Rows from a dataset of charts and code
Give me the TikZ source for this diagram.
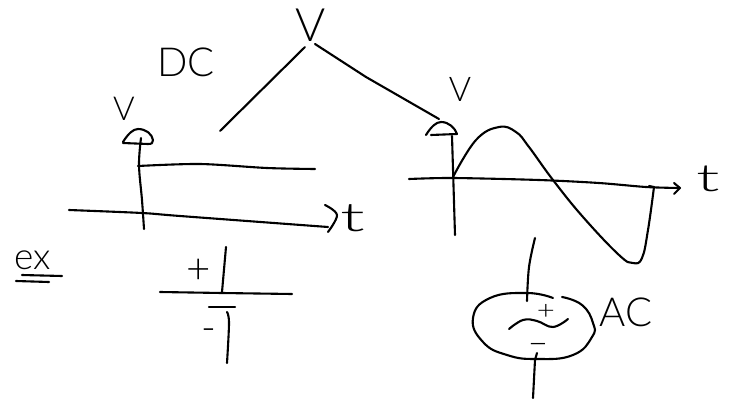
\documentclass[tikz,border=0pt]{standalone}
\usepackage{fontspec}
\setmainfont{Lato Light}
\tikzset{
  ink/.style={line width=2.1pt,line cap=round,line join=round,black},
  label/.style={inner sep=0pt,outer sep=0pt,text=black},
}
\newcommand{\fs}[1]{\fontsize{#1}{#1}\selectfont}
\begin{document}
\begin{tikzpicture}[x=1pt,y=-1pt]
\useasboundingbox (0,0) rectangle (732,399);
% labels
\node[label] (vtop) at (311,25) {\fs{46}V};
\node[label] (dc) at (186,62) {\fs{40}DC};
\node[label] (vleft) at (124,109) {\fs{33}V};
\node[label] (vright) at (460,89) {\fs{34}V};
\node[label] (tleft) at (353,218) {\fs{40}\scalebox{1.8}[1]{t}};
\node[label] (tright) at (708,179) {\fs{38}\scalebox{1.8}[1]{t}};
\node[label] (ex) at (33,260) {\fs{37}ex};
\node[label] (plusb) at (199,271) {\fs{42}+};
\node[label] (minusb) at (208.5,335) {\fs{40}-};
\node[label] (plusa) at (546,312) {\fs{26}\scalebox{1.2}[1]{+}};
\node[label] (minusa) at (538,349) {\fs{36}–};
\node[label] (ac) at (626,312) {\fs{40}AC};
% tree branches
\draw[ink] (305,47) -- (220,131);
\draw[ink] (315,44) -- (366,77) -- (439,119);
% ex underline
\draw[ink] (22,275) -- (62,276);
\draw[ink] (16,281) -- (49,282);
% DC plot
\draw[ink] (123,142) .. controls (128,134) and (133,129) .. (138,129) .. controls (146,129) and (152,134) .. (153,140) .. controls (153,143) and (152,144) .. (148,144) -- (123,143);
\draw[ink] plot[smooth,tension=0.6] coordinates {(141,138) (139,165) (142,200) (144,229)};
\draw[ink] plot[smooth,tension=0.5] coordinates {(138,166) (200,164) (267,168) (315,169)};
\draw[ink] plot[smooth,tension=0.5] coordinates {(69,210) (142,213) (180,216) (328,227)};
\draw[ink] plot[smooth,tension=0.6] coordinates {(325,205) (337,215) (328,232)};
% AC plot
\draw[ink] (426,135) .. controls (431,127) and (436,122) .. (441,122) .. controls (449,122) and (455,128) .. (457,134) -- (431,135);
\draw[ink] (452,136) -- (455,235);
\draw[ink] plot[smooth,tension=0.5] coordinates {(409,179) (453,178) (539,180) (599,183) (646,187) (679,188)};
\draw[ink] (674,183) -- (680,188) -- (674,194);
\draw[ink] plot[smooth,tension=0.7] coordinates {(453,177) (476,140) (499,127) (516,132) (529,147) (553,180) (583,217) (619,255) (633,263) (642,258) (648,230) (654,187)};
\draw[ink] (649,186) -- (654,187);
% battery
\draw[ink] (226,247) -- (222,292);
\draw[ink] (160,292) -- (222,293) -- (292,294);
\draw[ink] (209,307) -- (235,307);
\draw[ink] plot[smooth,tension=0.6] coordinates {(227,312) (229,323) (227,363)};
% AC source
\draw[ink] plot[smooth,tension=0.6] coordinates {(535,238) (529,267) (527,301)};
\draw[ink] plot[smooth,tension=0.8] coordinates {(553,298) (527,293) (490,298) (473,318) (483,342) (507,355) (537,359) (573,355) (592,337) (593,323) (582,305) (562,297)};
\draw[ink] plot[smooth,tension=0.7] coordinates {(509,329) (523,320) (537,321) (553,327) (568,319)};
\draw[ink] (537,353) -- (535,360) -- (533,398);
\end{tikzpicture}
\end{document}
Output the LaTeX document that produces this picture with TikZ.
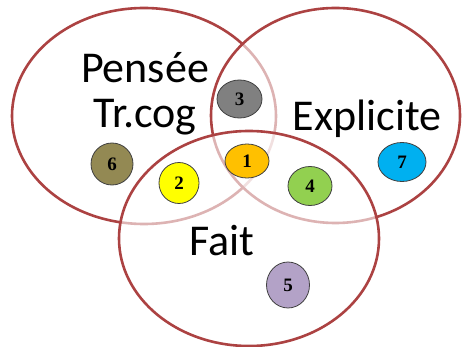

> **Problem statement**:
Read the data above. Pull out each line in which the string "source" appears.

> **Exercise response**:
Give me the TikZ source for this diagram.
% AC source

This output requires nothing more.